On 3 Dec 2007, at 18:58, Scott Reynen wrote:
On Dec 3, 2007, at 11:18 AM, Ben Ward wrote:
<abbr class="geo point-20" title="+22.31119;
+89.86145">
Rayenda, Bangladesh
</abbr>
There's no way that ‘+22.31119;+89.86145’ is an abbreviation of
‘Rayenda, Bangladesh’.
Without commenting on the truthfulness of the statement, the above
syntax says the opposite: that "Rayenda, Bangladesh" is an
abbreviation of "+22.31119;+89.86145." The title attribute is the
long form, not the abbreviation. I don't know if this is just
careless language or actual confusion, but this has come up
multiple times and I think it's important we're all clear on what
the markup asserts if we're going to have a discussion about the
truthfulness of that assertion.
You are completely correct, not a misunderstanding on my part, I just
wrote the wrong thing (I've been rather ill, my brain isn't joining
all the dots in the right order at this point).
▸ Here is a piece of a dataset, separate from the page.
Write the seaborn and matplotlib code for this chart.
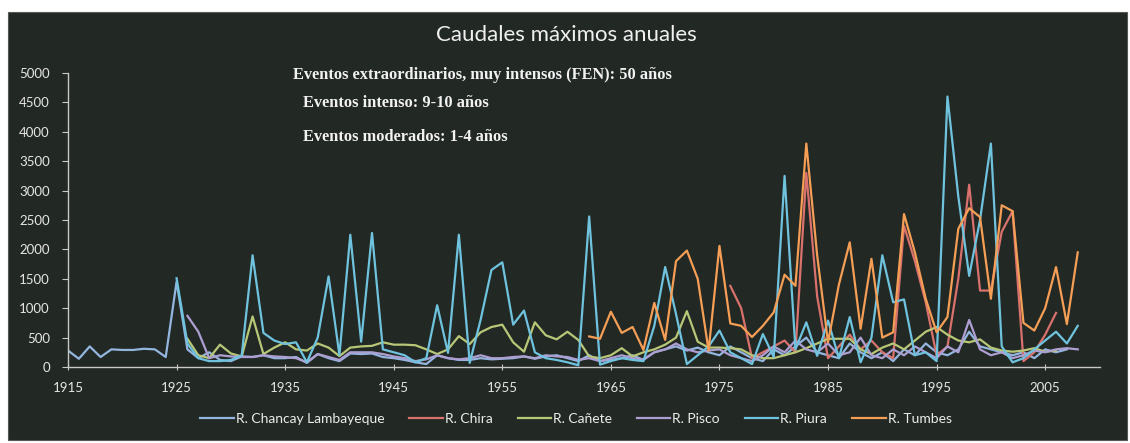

I stand by point, and I think the examples on geo-brainstorming are
dangerous.
Premasagar, the ‘brainstorming’ pages are just that, and shouldn't be
considered part of the specification itself. I'm sorry that our pages
are misleading like that.
The critical part of the HTML4 spec that causes ‘Rayenda, Bangladesh’
*not* to be an abbreviation of ‘22.31119;+89.86145’ is this:
> “The content of the ABBR and ACRONYM elements specifies the
abbreviated expression itself, as it
> would normally appear in running text. The title attribute of
these elements may be used to provide
> the full or expanded form of the expression.”
> “as it would normally appear in running text.”
Whilst I appreciate the HTML4 spec can be a little vague sometimes,
in this case it's pretty clear: ABBR is not for fuzzy approximations,
it's for abbreviated expressions. I think we've got to be really
delicate and careful about this. Microformats prides itself on
building technologies on top of existing standards. The abbreviation
pattern is a neat parsing trick, but you've gotta meet the
requirements of the underlying technology.
Regards,
Ben
For reference, the section from the HTML4 spec regarding ABBR and
ACRONYM
ABBR:
Indicates an abbreviated form (e.g., WWW, HTTP, URI, Mass., etc.).
ACRONYM:
Indicates an acronym (e.g., WAC, radar, etc.).
The ABBR and ACRONYM elements allow authors to clearly indicate
occurrences of abbreviations and acronyms. Western languages make
extensive use of acronyms such as "GmbH", "NATO", and "F.B.I.", as
well as abbreviations like "M.", "Inc.", "et al.", "etc.". Both
Chinese and Japanese use analogous abbreviation mechanisms, wherein
a long name is referred to subsequently with a subset of the Han
characters from the original occurrence. Marking up these
constructs provides useful information to user agents and tools
such as spell checkers, speech synthesizers, translation systems
and search-engine indexers.
The content of the ABBR and ACRONYM elements specifies the
abbreviated expression itself, as it would normally appear in
running text. The title attribute of these elements may be used to
provide the full or expanded form of the expression.
Here are some sample uses of ABBR:
<P>
<ABBR title="World Wide Web">WWW</ABBR>
<ABBR lang="fr"
title="Société Nationale des Chemins de Fer">
SNCF
</ABBR>
<ABBR lang="es" title="Doña">Doña</ABBR>
<ABBR title="Abbreviation">abbr.</ABBR>
Note that abbreviations and acronyms often have idiosyncratic
pronunciations. For example, while "IRS" and "BBC" are typically
pronounced letter by letter, "NATO" and "UNESCO" are pronounced
phonetically. Still other abbreviated forms (e.g., "URI" and "SQL")
are spelled out by some people and pronounced as words by other
people. When necessary, authors should use style sheets to specify
the pronunciation of an abbreviated form.